Golang Pass Map Type Parameter
Observation
When I read this blog section “But maps and channels are references, right?”, I realize that the following code should print true, because Golang pass the map by value, not map address.
package main
import "fmt"
func fn(m map[int]int) {
m = make(map[int]int)
}
func main() {
var m map[int]int
fn(m)
fmt.Println(m == nil)
}
Analysis
This is running result. When the program starts run main function, the active stack frame in memory belongs to main. The m’s memory is 0xc00000e028. When program calls func fn(m map[int]int), the program push stack and switch to fn frame as an active frame. When pushing the stack, the parameter m’s value is copied from main, which is nil. It copies value from memory 0xc00000e02 to memory 0xc00000e038. After func fn returns, the m is the one which is not initialized. Here is the example.
However, when we pass the address of m to the func fn, the result is false. Here is the example.
package main
import "fmt"
func fn(m *map[int]int) {
fmt.Printf("%p\n", m)
*m = make(map[int]int)
}
func main() {
var m map[int]int
fmt.Printf("%p\n", &m)
fn(&m)
fmt.Println(m == nil)
}
This is because when pushing the stack, the parameter is copy of the address of the m defined in func main. The map initialization is for the same object at the same memory location.
Caveats
Golang has three data type categories: build-in type like string or bool, reference type like slice/array or map, and composite type like struct. It is highly recommended to use value semantic for the build-in type and reference type. Therefore, for this post, *map is rarely used, even though it works.
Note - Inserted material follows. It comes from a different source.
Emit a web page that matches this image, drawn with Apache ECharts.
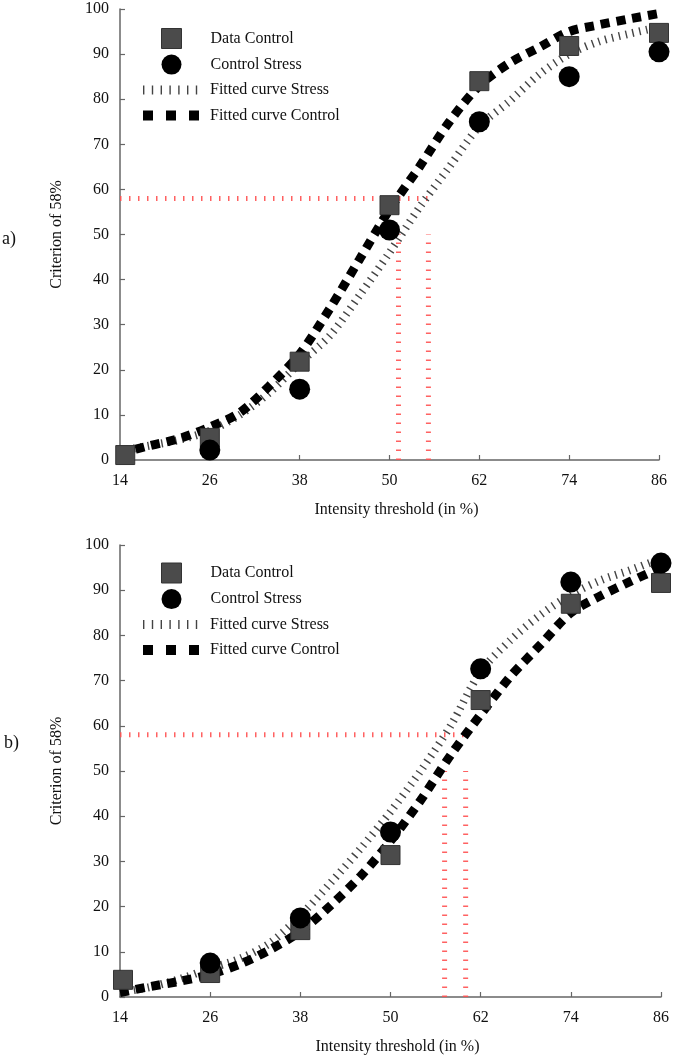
<!DOCTYPE html>
<html>
<head>
<meta charset="utf-8">
<script src="https://cdn.jsdelivr.net/npm/echarts@6/dist/echarts.min.js"></script>
<style>
html,body{margin:0;padding:0;background:#fff;}
#chart{width:675px;height:1057px;}
</style>
</head>
<body>
<div id="chart"></div>
<script>
// ---------- data ----------
const xTicks = [14, 26, 38, 50, 62, 74, 86];
const xPointsA = [14.7, 26, 38, 50, 62, 74, 86];
const xPointsB = [14.4, 26, 38, 50, 62, 74, 86];
const dataControlA = [1.1, 4.9, 21.8, 56.5, 84, 91.8, 94.7];
const controlStressA = [null, 2.2, 15.7, 51, 75, 85, 90.5];
const dataControlB = [3.8, 5.3, 14.8, 31.4, 65.7, 87, 91.6];
const controlStressB = [null, 7.5, 17.5, 36.5, 72.6, 91.8, 96];

const xFit = [14, 18, 22, 26, 30, 34, 38, 42, 46, 50, 54, 58, 62, 66, 70, 74, 78, 82, 86];
const fitControlA = [1.5, 3.2, 4.8, 7.3, 10.5, 16.5, 23.5, 33.5, 44.5, 55.5, 65, 75, 83, 88, 91.5, 95, 96.5, 97.8, 99];
const fitStressA  = [2, 3.2, 4.5, 6.5, 10, 15, 21.5, 27.5, 36.5, 46, 56, 65, 74, 79.5, 85.5, 90, 92.8, 94.5, 96];
const fitControlB = [1, 2.3, 3.5, 5, 7.3, 10.5, 14.5, 20.2, 26.7, 34.5, 43.5, 53.5, 62.5, 71, 78, 85, 88.8, 92, 95];
const fitStressB  = [1, 2.2, 4, 6.3, 8.5, 12, 18, 25.2, 32.8, 41, 50, 60, 72, 79, 84.6, 89, 92.2, 94.5, 97];

const refLevel = 58;
const refTop = 50;
const crossA = [51.2, 55.2];
const crossB = [57.2, 60];

const yTicks = [0, 10, 20, 30, 40, 50, 60, 70, 80, 90, 100];

const names = ['Data Control', 'Control Stress', 'Fitted curve Stress', 'Fitted curve Control'];

// ---------- helpers ----------
const FONT = "'Liberation Serif','Times New Roman',serif";
const pairs = (xs, ys) => xs.map((x, i) => [x, ys[i]]);
const AXIS_COLOR = '#666';
const RED = 'rgba(255,80,80,0.9)';

function xAxis(gi) {
  return {
    type: 'value', gridIndex: gi, min: xTicks[0], max: xTicks[xTicks.length - 1], interval: 12,
    name: 'Intensity threshold (in %)', nameLocation: 'middle', nameGap: 42,
    nameTextStyle: {fontFamily: FONT, fontSize: 16, color: '#111', padding: [0, 0, 0, 14]},
    axisLine: {lineStyle: {color: AXIS_COLOR, width: 1.5}},
    axisTick: {inside: true, length: 5, lineStyle: {color: AXIS_COLOR, width: 1.2}},
    axisLabel: {fontFamily: FONT, fontSize: 16, color: '#111', margin: 13},
    splitLine: {show: false}
  };
}
function yAxis(gi) {
  return {
    type: 'value', gridIndex: gi, min: yTicks[0], max: yTicks[yTicks.length - 1], interval: 10,
    name: 'Criterion of 58%', nameLocation: 'middle', nameGap: 55,
    nameTextStyle: {fontFamily: FONT, fontSize: 16, color: '#111'},
    axisLine: {show: true, lineStyle: {color: AXIS_COLOR, width: 1.5}},
    axisTick: {show: true, inside: true, length: 5, lineStyle: {color: AXIS_COLOR, width: 1.2}},
    axisLabel: {fontFamily: FONT, fontSize: 16, color: '#111', margin: 11},
    splitLine: {show: false}
  };
}
function refSeries(gi, cross) {
  const base = {
    type: 'line', xAxisIndex: gi, yAxisIndex: gi, symbol: 'none', silent: true, z: 1,
    lineStyle: {color: RED, width: 5, type: [1.5, 7.5]}
  };
  return [
    Object.assign({}, base, {data: [[xTicks[0], refLevel], [cross[1], refLevel]]}),
    Object.assign({}, base, {data: [[cross[0], 0], [cross[0], refTop]]}),
    Object.assign({}, base, {data: [[cross[1], 0], [cross[1], refTop]]})
  ];
}
function mainSeries(gi, xp, sq, ci, fs, fc) {
  return [
    {name: names[2], type: 'line', xAxisIndex: gi, yAxisIndex: gi, symbol: 'none', smooth: 0.3, z: 2,
     data: pairs(xFit, fs), itemStyle: {color: '#444'},
     lineStyle: {color: '#444', width: 8, type: [1.4, 5.6], cap: 'butt'}},
    {name: names[3], type: 'line', xAxisIndex: gi, yAxisIndex: gi, symbol: 'none', smooth: 0.3, z: 2,
     data: pairs(xFit, fc), itemStyle: {color: '#000'},
     lineStyle: {color: '#000', width: 9, type: [9, 7], cap: 'butt'}},
    {name: names[0], type: 'scatter', xAxisIndex: gi, yAxisIndex: gi, symbol: 'rect', symbolSize: 19, z: 3,
     data: pairs(xp, sq).filter(p => p[1] !== null),
     itemStyle: {color: '#4b4b4b', borderColor: '#333', borderWidth: 1, opacity: 1}},
    {name: names[1], type: 'scatter', xAxisIndex: gi, yAxisIndex: gi, symbol: 'circle', symbolSize: 21, z: 4,
     data: pairs(xp, ci).filter(p => p[1] !== null),
     itemStyle: {color: '#000', opacity: 1}}
  ];
}
function legends(top) {
  return [
    {
      orient: 'vertical', left: 161, top: top, padding: 0, itemWidth: 20, itemHeight: 20, itemGap: 5.6,
      selectedMode: false,
      textStyle: {fontFamily: FONT, fontSize: 16, color: '#111', padding: [0, 0, 0, 24]},
      data: [
        {name: names[0], icon: 'rect', itemStyle: {color: '#4b4b4b', borderColor: '#333', borderWidth: 1}},
        {name: names[1], icon: 'circle', itemStyle: {color: '#000'}}
      ]
    },
    {
      orient: 'vertical', left: 138, top: top + 54, padding: 0, itemWidth: 56, itemHeight: 20, itemGap: 9.6,
      selectedMode: false,
      textStyle: {fontFamily: FONT, fontSize: 16, color: '#111', padding: [0, 0, 0, 6]},
      data: [
        {name: names[2], itemStyle: {opacity: 0}, lineStyle: {color: '#444', width: 9, type: [1.4, 7.4]}},
        {name: names[3], itemStyle: {opacity: 0}, lineStyle: {color: '#000', width: 10, type: [10, 13]}}
      ]
    }
  ];
}

const chart = echarts.init(document.getElementById('chart'), null, {renderer: 'canvas'});
chart.setOption({
  animation: false,
  backgroundColor: '#fff',
  grid: [
    {left: 120, top: 9, width: 539, height: 451},
    {left: 120, top: 545, width: 541, height: 452}
  ],
  xAxis: [xAxis(0), xAxis(1)],
  yAxis: [yAxis(0), yAxis(1)],
  legend: [].concat(legends(28), legends(562.5)),
  graphic: [
    {type: 'text', left: 2, top: 230, style: {text: 'a)', font: '18px ' + FONT, fill: '#111'}},
    {type: 'text', left: 4, top: 734, style: {text: 'b)', font: '18px ' + FONT, fill: '#111'}}
  ],
  series: [].concat(
    refSeries(0, crossA),
    mainSeries(0, xPointsA, dataControlA, controlStressA, fitStressA, fitControlA),
    refSeries(1, crossB),
    mainSeries(1, xPointsB, dataControlB, controlStressB, fitStressB, fitControlB)
  )
});
</script>
</body>
</html>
For the value semantics convention, any mutation happened inside function should return a new data to the caller.
Conclusion
Many documents have mentioned that, Golang only pass the parameters by value, not reference. My understanding is that, the behavior is the same as C/C++. The function is running in a certain stack frame, all local variables, including the copied the parameters, will be gone after function returned. However, all variables referenced by pointer can be manipulated by the function and mutated accordingly.